WillaKenzie Estate 2007 Reserve Pinot Noir, Yamhill Carlton $150 (100 Cases)
Aged 16 months in 75 percent new French oak. Notes of chocolate-covered cherries, red plum, clove and cola. Elegant and well-balanced on the palate with an equally giving finish.
Evening Land 2009 Seven Springs Vineyard Summum Pinot Noir, Eola-Amity Hills $120 (192 Half Cases)
Aged in 40 percent new French oak for 12 months and sourced from vines planted in 1984. Well-balanced and drinking beautifully with notes of cherry, orange peel, cola, red roses, herbs and a touch of freshly turned earth.
Stoller Family Estate 2009 Cathy’s Reserve Pinot Noir, Dundee Hills $100 (88 Cases)
Aged 10 months on 100 percent new French oak and sourced from the oldest section of the estate. Black and red cherry, blood orange, boysenberry, sweet red pepper, a slightly smoky character, as well as cinnamon and clove in the lively palate.
Penner-Ash Wine Cellars 2010 Pas de Nom Pinot Noir, Willamette Valley $100 (240 Cases)

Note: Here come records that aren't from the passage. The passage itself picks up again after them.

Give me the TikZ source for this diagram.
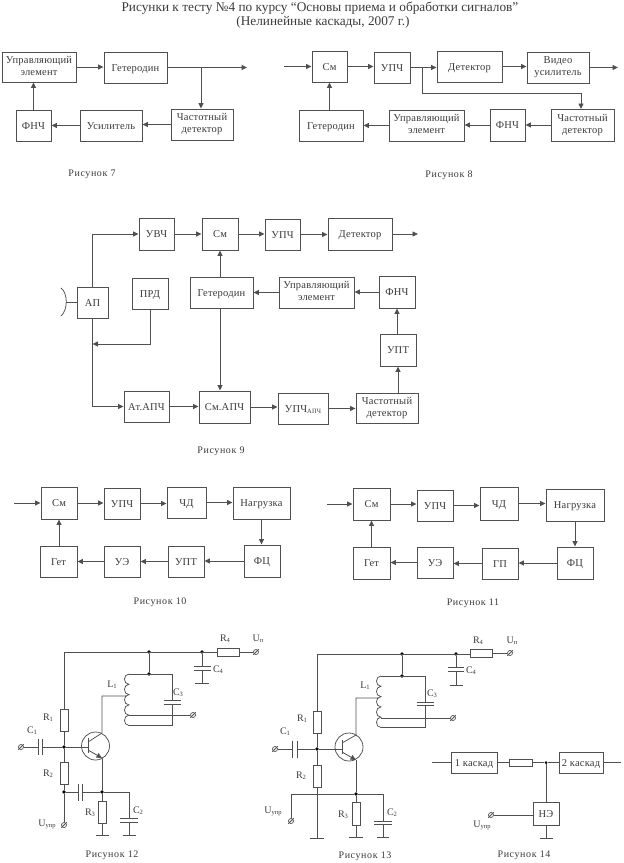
\documentclass[tikz,border=0pt]{standalone}
\usepackage{fontspec}
\setmainfont{Liberation Serif}
\usetikzlibrary{arrows.meta}
\definecolor{ink}{HTML}{3A3A3A}
\definecolor{wireink}{HTML}{505050}
\newcommand{\idx}[1]{\raisebox{-1pt}{\fontsize{6.5}{6.5}\selectfont #1}}
\newcommand{\one}[1]{\raisebox{-1.5pt}{#1}}
\newcommand{\termnode}[2]{\node[termring] (#1) at (#2) {};
  \draw[wire,shorten <=-1pt,shorten >=-1pt] (#1.south west) -- (#1.north east);}
\newcommand{\barh}[2]{\draw[wire] (#1) ++(-#2,0) -- ++({2*#2},0);}
\newcommand{\barv}[2]{\draw[wire] (#1) ++(0,-#2) -- ++(0,{2*#2});}
\newcommand{\coil}[1]{\draw[wire] (#1) \foreach \k in {1,...,5} { .. controls +(-6,0) and +(-6,0) .. ++(0,10.3) };}
\tikzset{
  blockbox/.style={draw=wireink,line width=0.95pt,text=ink,
                   font=\fontsize{10.5}{12}\selectfont\addfontfeature{LetterSpace=2},
                   align=center,inner sep=0pt},
  arrowline/.style={-{Triangle[length=5.5pt,width=5pt]},line width=0.85pt,color=wireink},
  wire/.style={line width=0.75pt,color=wireink},
  res/.style={draw=wireink,line width=0.75pt,inner sep=0pt},
  termring/.style={circle,draw=wireink,line width=0.7pt,minimum size=5pt,inner sep=0pt},
  junc/.style={circle,fill=black,minimum size=3.6pt,inner sep=0pt},
  caption/.style={text=ink,yshift=-1pt,font=\fontsize{10}{12}\selectfont\addfontfeature{LetterSpace=6}},
  lbl/.style={text=ink,font=\fontsize{10}{12}\selectfont,inner sep=0pt},
  titletext/.style={text=ink,yshift=-1.5pt,font=\fontsize{13.3}{14}\selectfont,inner sep=0pt},
}
\begin{document}
\begin{tikzpicture}[x=1pt,y=-1pt]
  \useasboundingbox (0,0) rectangle (624,863);
  \node[titletext] (title1) at (320,7) {Рисунки к тесту №4 по курсу “Основы приема и обработки сигналов”};
  \node[titletext] (title2) at (323,21) {(Нелинейные каскады, 2007 г.)};

  % block diagrams
  \foreach \nm/\xa/\ya/\xb/\yb/\txt in {
    ctrlA/2/52/76/82/{Управляющий\\элемент},
    getA/104/52/167/83/{\one{Гетеродин}},
    detA/171/109/233/140/{Частотный\\детектор},
    ampA/80/110/142/141/{\one{Усилитель}},
    lpfA/16/110/51/141/{\one{ФНЧ}},
    mixB/312/51/347/82/{\one{См}},
    ifB/374/52/410/83/{\one{УПЧ}},
    dmodB/437/51/502/82/{\one{Детектор}},
    vidB/527/52/589/83/{Видео\\усилитель},
    detB/551/109/614/141/{Частотный\\детектор},
    lpfB/490/109/525/141/{\one{ФНЧ}},
    ctrlB/389/110/464/141/{Управляющий\\элемент},
    getB/299/110/363/141/{\one{Гетеродин}},
    rfC/139/218/174/250/{\one{УВЧ}},
    mixC/202/218/238/250/{\one{См}},
    ifC/265/219/300/250/{\one{УПЧ}},
    dmodC/328/218/392/250/{\one{Детектор}},
    apC/77/287/108/318/{\one{АП}},
    txC/132/278/168/309/{\one{ПРД}},
    getC/190/277/253/308/{\one{Гетеродин}},
    ctrlC/279/277/354/308/{Управляющий\\элемент},
    lpfC/379/276/415/308/{\one{ФНЧ}},
    dcC/380/334/416/366/{\one{УПТ}},
    attC/124/391/169/422/{\one{Ат.АПЧ}},
    mixaC/199/391/250/423/{\one{См.АПЧ}},
    ifaC/278/393/328/424/{\one{УПЧ\idx{АПЧ}}},
    detC/356/393/418/423/{Частотный\\детектор},
    mixD/41/487/77/519/{\one{См}},
    ifD/104/488/140/519/{\one{УПЧ}},
    fdD/167/487/206/518/{\one{ЧД}},
    loadD/233/487/290/519/{\one{Нагрузка}},
    fcD/244/545/280/577/{\one{ФЦ}},
    dcD/168/546/204/577/{\one{УПТ}},
    ueD/104/546/140/577/{\one{УЭ}},
    getD/40/546/77/577/{\one{Гет}},
    mixE/353/488/390/520/{\one{См}},
    ifE/417/490/453/521/{\one{УПЧ}},
    fdE/480/487/518/520/{\one{ЧД}},
    loadE/546/489/604/521/{\one{Нагрузка}},
    fcE/557/547/593/579/{\one{ФЦ}},
    gpE/482/548/518/579/{\one{ГП}},
    ueE/417/547/453/578/{\one{УЭ}},
    getE/353/547/390/579/{\one{Гет}},
    firstF/451/752/497/773/{\one{1 каскад}},
    secondF/559/752/603/773/{\one{2 каскад}},
    neF/533/802/559/825/{\one{НЭ}}%
  }{
    \node[blockbox,minimum width={(\xb-\xa)*1pt},minimum height={(\yb-\ya)*1pt}]
      (\nm) at ({(\xa+\xb)/2},{(\ya+\yb)/2}) {\strut\txt\strut};
  }

  % free ends of the arrows
  \coordinate (outA) at (247,67.5);
  \coordinate (inB) at (284,66.5);
  \coordinate (outB) at (618,67.5);
  \coordinate (outC) at (418,234);
  \coordinate (inD) at (14,503);
  \coordinate (inE) at (327,504);
  \coordinate (tapA) at (201,67.5);
  \coordinate (tapB) at (422,67.5);
  \coordinate (tapC) at (92.5,344);

  \foreach \a/\b in {ctrlA/getA,mixB/ifB,ifB/dmodB,dmodB/vidB,rfC/mixC,mixC/ifC,ifC/dmodC,
                     attC/mixaC,mixaC/ifaC,ifaC/detC,mixD/ifD,ifD/fdD,fdD/loadD,
                     mixE/ifE,ifE/fdE,fdE/loadE}
    \draw[arrowline] (\a.east) -- (\a.east -| \b.west);
  \foreach \a/\b in {detA/ampA,ampA/lpfA,detB/lpfB,lpfB/ctrlB,ctrlB/getB,ctrlC/getC,lpfC/ctrlC,
                     fcD/dcD,dcD/ueD,ueD/getD,fcE/gpE,gpE/ueE,ueE/getE}
    \draw[arrowline] (\a.west) -- (\a.west -| \b.east);
  \foreach \a/\b in {getB/mixB,getC/mixC,detC/dcC,dcC/lpfC,getD/mixD,getE/mixE}
    \draw[arrowline] (\a.north -| \b.south) -- (\b.south);
  \foreach \a/\b in {loadD/fcD,loadE/fcE}
    \draw[arrowline] (\a.south) -- (\a.south |- \b.north);
  \draw[arrowline] (lpfA.north) -- (lpfA.north |- ctrlA.south);
  \draw[arrowline] (getC.south -| mixC.south) -- (mixC.south |- mixaC.north);

  \draw[arrowline] (getA.east) -- (outA);
  \draw[arrowline] (tapA) -- (tapA |- detA.north);
  \draw[arrowline] (inB) -- (mixB.west);
  \draw[arrowline] (vidB.east) -- (outB);
  \draw[arrowline] (tapB) -- (422,93) -- (581,93) -- (581,109);
  \draw[arrowline] (dmodC.east) -- (outC);
  \draw[arrowline] (apC.north) |- (rfC.west);
  \draw[arrowline] (apC.south) |- (attC.west);
  \draw[arrowline] (txC.south) |- (tapC);
  \draw[arrowline] (inD) -- (mixD.west);
  \draw[arrowline] (inE) -- (mixE.west);

  % antenna
  \coordinate (antA) at (66,302.5);
  \draw[wire] (antA) -- (apC.west);
  \draw[wire] (61,288) .. controls (68,293) and (68,310) .. (61,316);

  % Рисунок 12
  \node[res,minimum width=8pt,minimum height=22pt] (r1L) at (64,720) {};
  \node[res,minimum width=8pt,minimum height=22pt] (r2L) at (64,773) {};
  \node[res,minimum width=8pt,minimum height=22pt] (r3L) at (102,812) {};
  \node[res,minimum width=22pt,minimum height=8pt] (r4L) at (228,652) {};
  \node[junc] (j1L) at (149,652) {};
  \node[junc] (j2L) at (202,652) {};
  \node[junc] (j3L) at (149,674) {};
  \node[junc] (j4L) at (64,747) {};
  \node[junc] (j5L) at (64,792) {};
  \node[junc] (j6L) at (102,792) {};
  \node[circle,draw=wireink,line width=0.75pt,minimum size=28pt,inner sep=0pt] (qL) at (95.5,746) {};
  \termnode{t1L}{256,652}
  \termnode{t2L}{193,715}
  \termnode{t3L}{21,747}
  \termnode{t4L}{64,825}
  \coordinate (topL) at (64,652);
  \draw[wire] (r1L.north) -- (topL) -- (r4L.west);
  \draw[wire] (r4L.east) -- (t1L);
  \draw[wire] (j1L) -- (j3L);
  \draw[wire] (r1L.south) -- (j4L) -- (r2L.north);
  \draw[wire] (r2L.south) -- (j5L) -- (t4L);
  \coil{129,674}
  \draw[wire] (129,674) -- (172,674) -- (172,700);
  \draw[wire] (172,704) -- (172,725.5) -- (129,725.5);
  \draw[wire] (129,715) -- (t2L);
  \barh{172,700}{8.5}
  \barh{172,704}{8.5}
  \draw[wire] (j2L) -- (202,666);
  \draw[wire] (202,670) -- (202,683);
  \barh{202,666}{8.5}
  \barh{202,670}{8.5}
  \barh{202,683}{7}
  \draw[wire] (t3L) -- (38,747);
  \draw[wire] (42,747) -- (j4L) -- (88,747);
  \barv{38,747}{8}
  \barv{42,747}{8}
  \draw[wire] (88,738) -- (88,753);
  \draw[wire] (88,742) -- (102,733) -- (102,696) -- (127,696);
  \draw[arrowline] (88,750) -- (102,758);
  \draw[wire] (102,758) -- (j6L);
  \draw[wire] (j5L) -- (78,792);
  \draw[wire] (82,792) -- (j6L) -- (129,792) -- (129,818);
  \barv{78,792}{8.5}
  \barv{82,792}{8.5}
  \draw[wire] (j6L) -- (r3L.north);
  \draw[wire] (r3L.south) -- (102,835);
  \barh{102,835}{6.5}
  \draw[wire] (129,822) -- (129,835);
  \barh{129,818}{9}
  \barh{129,822}{9}
  \barh{129,835}{6.5}
  \node[lbl] (labR1L) at (48,718) {R\idx{1}};
  \node[lbl] (labR2L) at (48,774) {R\idx{2}};
  \node[lbl] (labR3L) at (90,813) {R\idx{3}};
  \node[lbl] (labR4L) at (225,639) {R\idx{4}};
  \node[lbl] (labC1L) at (32,731) {C\idx{1}};
  \node[lbl] (labC2L) at (138,811) {C\idx{2}};
  \node[lbl] (labC3L) at (178,693) {C\idx{3}};
  \node[lbl] (labC4L) at (218,670) {C\idx{4}};
  \node[lbl] (labLL) at (112,685) {L\idx{1}};
  \node[lbl] (labUnL) at (258,639) {U\idx{п}};
  \node[lbl] (labUyL) at (47,824) {U\idx{упр}};

  % Рисунок 13
  \node[res,minimum width=8pt,minimum height=22pt] (r1R) at (317,722) {};
  \node[res,minimum width=8pt,minimum height=22pt] (r2R) at (317,776) {};
  \node[res,minimum width=8pt,minimum height=23pt] (r3R) at (356,814) {};
  \node[res,minimum width=22pt,minimum height=8pt] (r4R) at (481,653) {};
  \node[junc] (j1R) at (402,654) {};
  \node[junc] (j2R) at (456,654) {};
  \node[junc] (j3R) at (402,676) {};
  \node[junc] (j4R) at (317,749) {};
  \node[junc] (j6R) at (356,794) {};
  \node[circle,draw=wireink,line width=0.75pt,minimum size=28pt,inner sep=0pt] (qR) at (349,747) {};
  \termnode{t1R}{510,653}
  \termnode{t2R}{453,718}
  \termnode{t3R}{275,749}
  \termnode{t4R}{291,821}
  \coordinate (topR) at (317,654);
  \draw[wire] (r1R.north) -- (topR) -- (470,654);
  \draw[wire] (r4R.east) -- (t1R);
  \draw[wire] (j1R) -- (j3R);
  \draw[wire] (r1R.south) -- (j4R) -- (r2R.north);
  \draw[wire] (r2R.south) -- (317,838);
  \barh{317,838}{7}
  \coil{381,676}
  \draw[wire] (381,676) -- (425,676) -- (425,702);
  \draw[wire] (425,705) -- (425,727.5) -- (381,727.5);
  \draw[wire] (381,718) -- (t2R);
  \barh{425,702}{8.5}
  \barh{425,705.5}{8.5}
  \draw[wire] (j2R) -- (456,667);
  \draw[wire] (456,671) -- (456,685);
  \barh{456,667}{8}
  \barh{456,671}{8}
  \barh{456,685}{6.5}
  \draw[wire] (t3R) -- (292,749);
  \draw[wire] (297,749) -- (j4R) -- (342,749);
  \barv{292,749}{8.5}
  \barv{297,749}{8.5}
  \draw[wire] (342,740) -- (342,754);
  \draw[wire] (342,743) -- (356,735) -- (356,698) -- (379,698);
  \draw[arrowline] (342,752) -- (356,760);
  \draw[wire] (356,760) -- (j6R);
  \draw[wire] (t4R) -- (291,794) -- (j6R) -- (383,794) -- (383,821);
  \draw[wire] (j6R) -- (r3R.north);
  \draw[wire] (r3R.south) -- (356,837);
  \barh{356,837}{7}
  \draw[wire] (383,824) -- (383,837);
  \barh{383,821}{9}
  \barh{383,824.5}{9}
  \barh{383,837}{6}
  \node[lbl] (labR1R) at (302,719) {R\idx{1}};
  \node[lbl] (labR2R) at (301,776) {R\idx{2}};
  \node[lbl] (labR3R) at (343,815) {R\idx{3}};
  \node[lbl] (labR4R) at (478,641) {R\idx{4}};
  \node[lbl] (labC1R) at (285,732) {C\idx{1}};
  \node[lbl] (labC2R) at (392,813) {C\idx{2}};
  \node[lbl] (labC3R) at (432,694) {C\idx{3}};
  \node[lbl] (labC4R) at (471,671) {C\idx{4}};
  \node[lbl] (labLR) at (365,686) {L\idx{1}};
  \node[lbl] (labUnR) at (512,641) {U\idx{п}};
  \node[lbl] (labUyR) at (273,811) {U\idx{упр}};

  % Рисунок 14
  \node[res,minimum width=23pt,minimum height=7pt] (rF) at (520.5,762.5) {};
  \node[junc,minimum size=3pt] (jF) at (546,762.5) {};
  \termnode{tF}{491,815}
  \coordinate (inF) at (432,762.5);
  \coordinate (outF) at (621,762.5);
  \coordinate (gndF) at (546,838);
  \draw[wire] (inF) -- (firstF.west);
  \draw[wire] (secondF.east) -- (outF);
  \draw[wire] (firstF.east) -- (rF.west);
  \draw[wire] (rF.east) -- (jF) -- (secondF.west);
  \draw[wire] (jF) -- (jF |- neF.north);
  \draw[wire] (neF.south) -- (gndF);
  \barh{546,838}{6.5}
  \draw[wire] (tF) -- (tF -| neF.west);
  \node[lbl] (labUyF) at (482,825) {U\idx{упр}};

  % captions
  \foreach \nm/\x/\y/\txt in {capA/92/173/Рисунок 7,capB/449/174/Рисунок 8,capC/221/450/Рисунок 9,
      capD/160/601/Рисунок 10,capE/473/602/Рисунок 11,capF/112/854/Рисунок 12,
      capG/365/855/Рисунок 13,capH/524/854/Рисунок 14}
    \node[caption] (\nm) at (\x,\y) {\txt};
\end{tikzpicture}
\end{document}
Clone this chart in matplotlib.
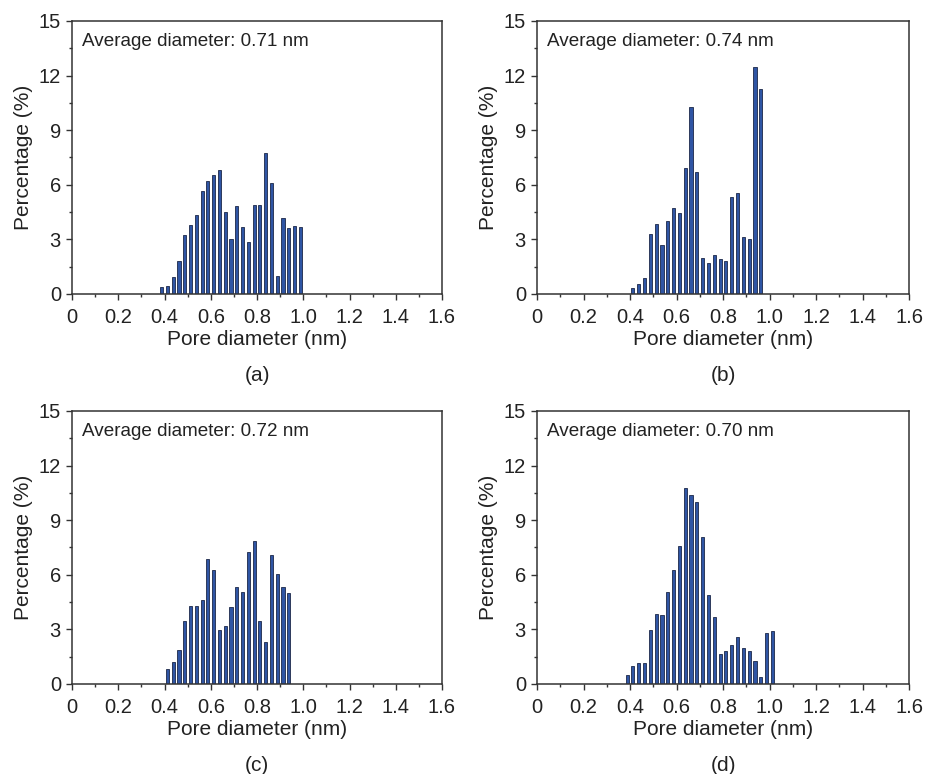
import numpy as np
import matplotlib
matplotlib.use("Agg")
import matplotlib.pyplot as plt
from matplotlib.ticker import MultipleLocator

plt.rcParams['font.family'] = ['Liberation Sans', 'DejaVu Sans']

# bin centres (nm) and percentages for each panel
x_a = 0.3875 + 0.025 * np.arange(25)
y_a = [0.36, 0.45, 0.91, 1.83, 3.26, 3.81, 4.35, 5.67, 6.20, 6.52, 6.82, 4.53, 3.04,
       4.83, 3.67, 2.83, 4.89, 4.89, 7.77, 6.11, 0.98, 4.17, 3.60, 3.76, 3.69]
avg_a = "0.71"

x_b = 0.4125 + 0.025 * np.arange(23)
y_b = [0.35, 0.53, 0.86, 3.30, 3.83, 2.70, 4.03, 4.75, 4.44, 6.94, 10.27, 6.68,
       2.00, 1.69, 2.13, 1.91, 1.82, 5.34, 5.56, 3.11, 3.01, 12.48, 11.26]
avg_b = "0.74"

x_c = 0.4125 + 0.025 * np.arange(22)
y_c = [0.80, 1.22, 1.85, 3.45, 4.31, 4.31, 4.60, 6.87, 6.24, 2.96, 3.16, 4.24,
       5.33, 5.04, 7.25, 7.85, 3.47, 2.33, 7.09, 6.05, 5.31, 5.02]
avg_c = "0.72"

x_d = 0.3875 + 0.025 * np.arange(26)
y_d = [0.51, 0.98, 1.13, 1.15, 2.95, 3.86, 3.77, 5.07, 6.27, 7.58, 10.75, 10.38,
       10.02, 8.05, 4.87, 3.67, 1.67, 1.80, 2.13, 2.60, 2.00, 1.80, 1.29, 0.38,
       2.78, 2.89]
avg_d = "0.70"

panels = [(x_a, y_a, avg_a, "(a)"), (x_b, y_b, avg_b, "(b)"),
          (x_c, y_c, avg_c, "(c)"), (x_d, y_d, avg_d, "(d)")]

fig = plt.figure(figsize=(9.27, 7.74), dpi=100)
lefts = [0.0777, 0.5793, 0.0777, 0.5793]
bottoms = [0.6202, 0.6202, 0.1163, 0.1163]
widths = [0.3991, 0.4013, 0.3991, 0.4013]
h = 0.3527

spine_col = '#333333'
txt_col = '#222222'

for i, (xs, ys, avg, lab) in enumerate(panels):
    ax = fig.add_axes([lefts[i], bottoms[i], widths[i], h])
    ax.bar(xs, ys, width=0.0135, color='#2f55a4', edgecolor='#1c2748',
           linewidth=0.6)
    ax.set_xlim(0, 1.6)
    ax.set_ylim(0, 15)
    ax.xaxis.set_minor_locator(MultipleLocator(0.1))
    ax.yaxis.set_major_locator(MultipleLocator(3))
    ax.yaxis.set_minor_locator(MultipleLocator(1.5))
    ax.set_xticks(np.arange(0, 1.61, 0.2))
    ax.set_xticklabels(['0', '0.2', '0.4', '0.6', '0.8', '1.0', '1.2', '1.4', '1.6'])
    ax.tick_params(which='major', direction='out', length=4, width=1,
                   color=spine_col, labelsize=14.5, labelcolor=txt_col)
    ax.tick_params(axis='x', which='major', pad=6)
    ax.tick_params(axis='y', which='major', pad=4)
    ax.tick_params(which='minor', direction='out', length=2.5, width=1,
                   color=spine_col)
    for s in ax.spines.values():
        s.set_color(spine_col)
        s.set_linewidth(1.1)
    ax.set_xlabel('Pore diameter (nm)', fontsize=15, color=txt_col, labelpad=2)
    ax.set_ylabel('Percentage (%)', fontsize=15, color=txt_col, labelpad=4)
    ax.text(0.027, 0.955, 'Average diameter: ' + avg + ' nm', transform=ax.transAxes,
            fontsize=13.6, color=txt_col, va='top', ha='left')
    ax.text(0.5, -0.265, lab, transform=ax.transAxes, fontsize=15,
            color=txt_col, va='top', ha='center')

fig.savefig('out.png', dpi=100)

Aged 10 months in 40 percent new French oak. Luscious, voluptuous, rich and round with floral notes as well as cola bean, coffee, chocolate, black cherry, clove and cinnamon.
Archery Summit 2010 Arcus Estate Pinot Noir, Dundee Hills $100 (735 cases)
Aged 10 months in 50 percent new French oak. Black cherry, blackberry and dark plum as well as cocoa, coffee, smoke and black pepper. Well balanced and elegant throughout.
Antica Terra 2010 Antikythera Pinot Noir, Eola-Amity Hills $100 (185 Cases)
Aged 12 months in 100 percent new French oak. Bright with notes of cherry, blackberry, herbs and cola. Complex and elegant without losing its playfulness through bright acids and a touch of savory spice and vanilla bean in the finish.